Pictures in the data should be dropped; transcribe exactly the lines from the one that has "Write a Python" through the one that has "snr_e507), (radii_e462, snr_e462)]".

--- start of RECORDS FOR THIS TASK ---

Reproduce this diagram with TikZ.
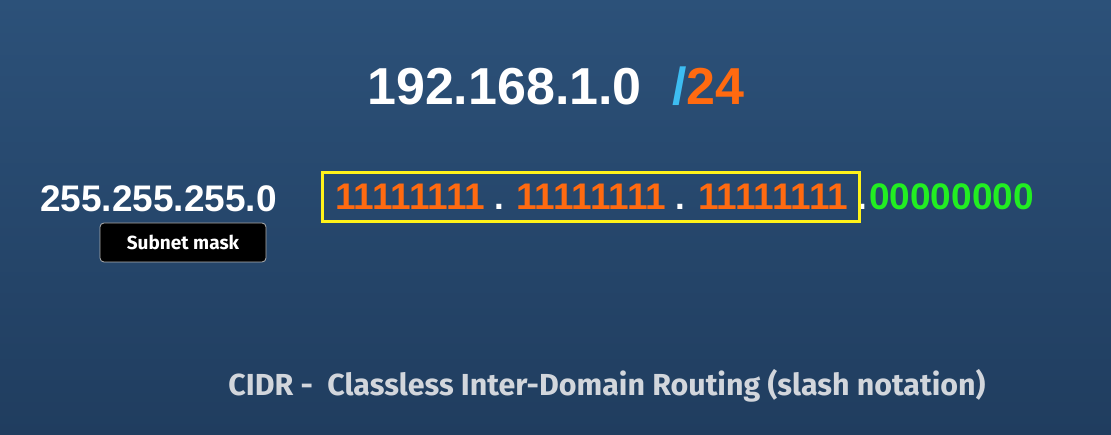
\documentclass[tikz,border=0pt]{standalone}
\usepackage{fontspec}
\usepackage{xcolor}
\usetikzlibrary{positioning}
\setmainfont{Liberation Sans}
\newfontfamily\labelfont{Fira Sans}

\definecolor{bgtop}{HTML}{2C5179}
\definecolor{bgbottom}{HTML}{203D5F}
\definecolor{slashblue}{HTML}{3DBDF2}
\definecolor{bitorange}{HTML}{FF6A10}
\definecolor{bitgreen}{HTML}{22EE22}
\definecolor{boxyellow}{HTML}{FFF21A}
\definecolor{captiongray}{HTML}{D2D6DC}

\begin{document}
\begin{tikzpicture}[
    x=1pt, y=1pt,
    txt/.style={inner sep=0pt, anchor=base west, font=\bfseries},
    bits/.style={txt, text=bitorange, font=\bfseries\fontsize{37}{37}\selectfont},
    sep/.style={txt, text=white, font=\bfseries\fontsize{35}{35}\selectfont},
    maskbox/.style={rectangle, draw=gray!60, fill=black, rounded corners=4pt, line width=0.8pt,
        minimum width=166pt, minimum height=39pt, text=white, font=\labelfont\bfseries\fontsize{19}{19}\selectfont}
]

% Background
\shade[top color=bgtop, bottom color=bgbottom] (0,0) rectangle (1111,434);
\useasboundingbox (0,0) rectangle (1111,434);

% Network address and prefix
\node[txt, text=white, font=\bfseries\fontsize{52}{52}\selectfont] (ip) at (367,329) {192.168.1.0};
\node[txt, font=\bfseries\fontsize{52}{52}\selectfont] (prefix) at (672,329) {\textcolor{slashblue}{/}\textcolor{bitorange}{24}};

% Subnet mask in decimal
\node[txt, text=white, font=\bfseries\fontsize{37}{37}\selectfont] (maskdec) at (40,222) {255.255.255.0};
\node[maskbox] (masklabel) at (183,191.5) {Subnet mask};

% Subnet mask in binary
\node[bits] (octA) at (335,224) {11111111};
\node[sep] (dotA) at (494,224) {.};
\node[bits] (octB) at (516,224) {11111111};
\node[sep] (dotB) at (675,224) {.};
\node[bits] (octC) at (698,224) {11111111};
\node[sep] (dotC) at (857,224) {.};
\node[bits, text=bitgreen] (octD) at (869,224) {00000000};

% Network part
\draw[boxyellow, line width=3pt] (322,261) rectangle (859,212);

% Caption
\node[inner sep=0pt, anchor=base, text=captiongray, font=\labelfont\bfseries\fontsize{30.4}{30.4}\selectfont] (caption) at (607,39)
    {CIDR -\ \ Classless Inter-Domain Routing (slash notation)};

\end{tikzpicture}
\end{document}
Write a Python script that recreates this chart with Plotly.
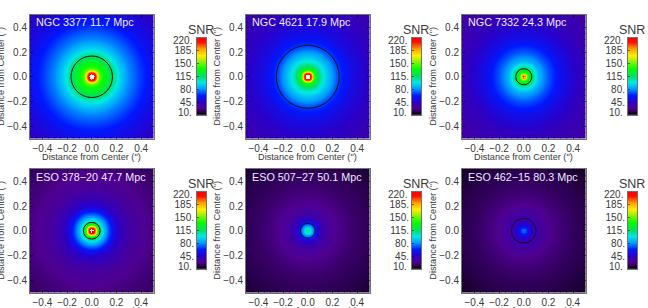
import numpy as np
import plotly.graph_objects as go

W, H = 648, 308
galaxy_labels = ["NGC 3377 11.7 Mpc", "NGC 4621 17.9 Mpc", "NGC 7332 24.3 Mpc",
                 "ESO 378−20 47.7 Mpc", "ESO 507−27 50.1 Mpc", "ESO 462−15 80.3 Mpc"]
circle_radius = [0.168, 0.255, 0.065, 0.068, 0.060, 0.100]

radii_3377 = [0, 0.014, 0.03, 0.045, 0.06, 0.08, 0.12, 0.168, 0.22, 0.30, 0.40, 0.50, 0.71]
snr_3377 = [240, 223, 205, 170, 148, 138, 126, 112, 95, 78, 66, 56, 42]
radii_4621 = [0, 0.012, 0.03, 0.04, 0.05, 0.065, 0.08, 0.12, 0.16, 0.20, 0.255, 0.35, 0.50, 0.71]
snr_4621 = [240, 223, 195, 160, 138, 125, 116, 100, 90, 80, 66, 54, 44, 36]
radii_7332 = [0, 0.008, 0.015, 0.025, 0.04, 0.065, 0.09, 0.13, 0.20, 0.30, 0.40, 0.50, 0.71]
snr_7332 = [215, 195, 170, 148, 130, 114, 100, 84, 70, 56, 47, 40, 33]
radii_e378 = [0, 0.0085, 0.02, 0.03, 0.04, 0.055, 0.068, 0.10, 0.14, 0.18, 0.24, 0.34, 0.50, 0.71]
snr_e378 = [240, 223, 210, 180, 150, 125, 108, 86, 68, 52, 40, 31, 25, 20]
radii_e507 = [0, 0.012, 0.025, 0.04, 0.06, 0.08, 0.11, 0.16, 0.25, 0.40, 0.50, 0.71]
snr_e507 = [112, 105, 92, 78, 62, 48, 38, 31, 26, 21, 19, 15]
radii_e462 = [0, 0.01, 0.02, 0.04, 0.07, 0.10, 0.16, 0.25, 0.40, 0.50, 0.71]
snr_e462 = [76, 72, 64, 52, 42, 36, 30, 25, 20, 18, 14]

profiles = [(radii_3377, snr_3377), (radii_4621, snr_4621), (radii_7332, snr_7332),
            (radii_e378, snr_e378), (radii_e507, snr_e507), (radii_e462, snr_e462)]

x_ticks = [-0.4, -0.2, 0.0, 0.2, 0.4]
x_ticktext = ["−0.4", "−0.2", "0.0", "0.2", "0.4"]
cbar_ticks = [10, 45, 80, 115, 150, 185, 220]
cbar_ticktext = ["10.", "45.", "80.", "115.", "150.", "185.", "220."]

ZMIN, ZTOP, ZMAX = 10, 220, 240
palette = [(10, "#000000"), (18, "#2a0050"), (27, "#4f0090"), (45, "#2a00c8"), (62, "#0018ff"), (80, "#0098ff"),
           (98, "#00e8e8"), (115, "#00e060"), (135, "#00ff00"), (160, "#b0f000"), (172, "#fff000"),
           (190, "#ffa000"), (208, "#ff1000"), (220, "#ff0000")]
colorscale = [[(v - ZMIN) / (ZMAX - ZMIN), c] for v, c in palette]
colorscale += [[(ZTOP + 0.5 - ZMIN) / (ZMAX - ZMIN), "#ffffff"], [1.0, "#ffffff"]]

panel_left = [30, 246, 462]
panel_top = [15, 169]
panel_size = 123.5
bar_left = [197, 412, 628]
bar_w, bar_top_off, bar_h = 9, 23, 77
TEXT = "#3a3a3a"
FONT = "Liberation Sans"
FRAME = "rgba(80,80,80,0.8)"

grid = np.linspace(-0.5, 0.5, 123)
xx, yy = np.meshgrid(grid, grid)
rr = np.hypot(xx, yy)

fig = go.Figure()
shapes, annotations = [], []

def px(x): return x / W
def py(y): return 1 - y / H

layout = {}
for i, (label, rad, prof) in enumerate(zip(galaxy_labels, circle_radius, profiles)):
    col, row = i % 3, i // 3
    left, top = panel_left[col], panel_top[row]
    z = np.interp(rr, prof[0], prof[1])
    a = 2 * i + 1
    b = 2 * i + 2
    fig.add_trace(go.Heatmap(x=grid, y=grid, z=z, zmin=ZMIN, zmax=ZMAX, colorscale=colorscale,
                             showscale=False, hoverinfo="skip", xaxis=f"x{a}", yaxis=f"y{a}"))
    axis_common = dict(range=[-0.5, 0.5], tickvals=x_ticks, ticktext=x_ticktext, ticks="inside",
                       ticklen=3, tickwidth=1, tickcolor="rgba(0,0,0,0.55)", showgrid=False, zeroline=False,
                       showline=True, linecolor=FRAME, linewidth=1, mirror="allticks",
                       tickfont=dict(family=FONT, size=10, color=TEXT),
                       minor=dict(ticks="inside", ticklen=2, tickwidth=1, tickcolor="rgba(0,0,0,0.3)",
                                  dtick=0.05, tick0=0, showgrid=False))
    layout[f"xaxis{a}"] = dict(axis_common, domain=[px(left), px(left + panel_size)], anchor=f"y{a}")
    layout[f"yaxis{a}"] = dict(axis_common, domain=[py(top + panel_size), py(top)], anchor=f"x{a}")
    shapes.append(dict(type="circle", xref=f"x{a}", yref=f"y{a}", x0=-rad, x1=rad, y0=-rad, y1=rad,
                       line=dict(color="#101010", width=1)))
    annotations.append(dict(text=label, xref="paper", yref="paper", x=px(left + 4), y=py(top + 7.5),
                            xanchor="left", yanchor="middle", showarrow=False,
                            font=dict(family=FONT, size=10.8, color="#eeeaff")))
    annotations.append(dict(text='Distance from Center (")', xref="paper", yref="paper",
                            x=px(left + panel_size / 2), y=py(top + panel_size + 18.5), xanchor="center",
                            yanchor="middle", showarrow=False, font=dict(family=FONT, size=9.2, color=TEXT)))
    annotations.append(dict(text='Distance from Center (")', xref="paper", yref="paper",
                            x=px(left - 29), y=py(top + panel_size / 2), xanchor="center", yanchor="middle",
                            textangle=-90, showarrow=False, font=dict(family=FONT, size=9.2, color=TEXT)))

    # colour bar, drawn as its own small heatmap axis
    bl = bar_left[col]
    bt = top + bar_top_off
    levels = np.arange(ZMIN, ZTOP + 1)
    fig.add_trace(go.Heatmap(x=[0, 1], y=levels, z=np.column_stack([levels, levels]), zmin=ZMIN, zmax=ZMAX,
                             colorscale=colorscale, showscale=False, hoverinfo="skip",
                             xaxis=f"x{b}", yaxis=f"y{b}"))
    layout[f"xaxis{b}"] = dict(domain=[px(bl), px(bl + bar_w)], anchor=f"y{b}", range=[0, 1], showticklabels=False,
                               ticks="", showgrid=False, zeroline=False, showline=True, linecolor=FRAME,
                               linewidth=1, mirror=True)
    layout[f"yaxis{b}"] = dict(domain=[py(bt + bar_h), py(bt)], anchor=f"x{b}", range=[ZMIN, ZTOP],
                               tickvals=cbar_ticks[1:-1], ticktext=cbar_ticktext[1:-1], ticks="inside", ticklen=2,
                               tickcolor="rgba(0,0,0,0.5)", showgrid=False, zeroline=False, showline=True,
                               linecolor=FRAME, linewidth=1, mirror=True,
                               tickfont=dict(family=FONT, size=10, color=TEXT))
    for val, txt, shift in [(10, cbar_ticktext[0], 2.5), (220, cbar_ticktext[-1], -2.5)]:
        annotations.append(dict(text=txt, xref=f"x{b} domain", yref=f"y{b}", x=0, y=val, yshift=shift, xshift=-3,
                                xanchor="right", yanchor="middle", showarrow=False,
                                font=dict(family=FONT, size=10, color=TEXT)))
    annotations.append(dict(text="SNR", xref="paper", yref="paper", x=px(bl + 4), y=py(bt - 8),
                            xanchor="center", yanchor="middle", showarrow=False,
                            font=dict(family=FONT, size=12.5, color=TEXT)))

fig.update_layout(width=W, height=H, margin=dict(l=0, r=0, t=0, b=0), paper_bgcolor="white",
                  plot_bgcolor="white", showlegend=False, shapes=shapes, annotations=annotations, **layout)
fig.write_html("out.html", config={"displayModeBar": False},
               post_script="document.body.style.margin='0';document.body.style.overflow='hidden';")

--- end of RECORDS FOR THIS TASK ---

> **ANSWER TO THIS PROBLEM**
Write a Python script that recreates this chart with Plotly.
import numpy as np
import plotly.graph_objects as go

W, H = 648, 308
galaxy_labels = ["NGC 3377 11.7 Mpc", "NGC 4621 17.9 Mpc", "NGC 7332 24.3 Mpc",
                 "ESO 378−20 47.7 Mpc", "ESO 507−27 50.1 Mpc", "ESO 462−15 80.3 Mpc"]
circle_radius = [0.168, 0.255, 0.065, 0.068, 0.060, 0.100]

radii_3377 = [0, 0.014, 0.03, 0.045, 0.06, 0.08, 0.12, 0.168, 0.22, 0.30, 0.40, 0.50, 0.71]
snr_3377 = [240, 223, 205, 170, 148, 138, 126, 112, 95, 78, 66, 56, 42]
radii_4621 = [0, 0.012, 0.03, 0.04, 0.05, 0.065, 0.08, 0.12, 0.16, 0.20, 0.255, 0.35, 0.50, 0.71]
snr_4621 = [240, 223, 195, 160, 138, 125, 116, 100, 90, 80, 66, 54, 44, 36]
radii_7332 = [0, 0.008, 0.015, 0.025, 0.04, 0.065, 0.09, 0.13, 0.20, 0.30, 0.40, 0.50, 0.71]
snr_7332 = [215, 195, 170, 148, 130, 114, 100, 84, 70, 56, 47, 40, 33]
radii_e378 = [0, 0.0085, 0.02, 0.03, 0.04, 0.055, 0.068, 0.10, 0.14, 0.18, 0.24, 0.34, 0.50, 0.71]
snr_e378 = [240, 223, 210, 180, 150, 125, 108, 86, 68, 52, 40, 31, 25, 20]
radii_e507 = [0, 0.012, 0.025, 0.04, 0.06, 0.08, 0.11, 0.16, 0.25, 0.40, 0.50, 0.71]
snr_e507 = [112, 105, 92, 78, 62, 48, 38, 31, 26, 21, 19, 15]
radii_e462 = [0, 0.01, 0.02, 0.04, 0.07, 0.10, 0.16, 0.25, 0.40, 0.50, 0.71]
snr_e462 = [76, 72, 64, 52, 42, 36, 30, 25, 20, 18, 14]

profiles = [(radii_3377, snr_3377), (radii_4621, snr_4621), (radii_7332, snr_7332),
            (radii_e378, snr_e378), (radii_e507, snr_e507), (radii_e462, snr_e462)]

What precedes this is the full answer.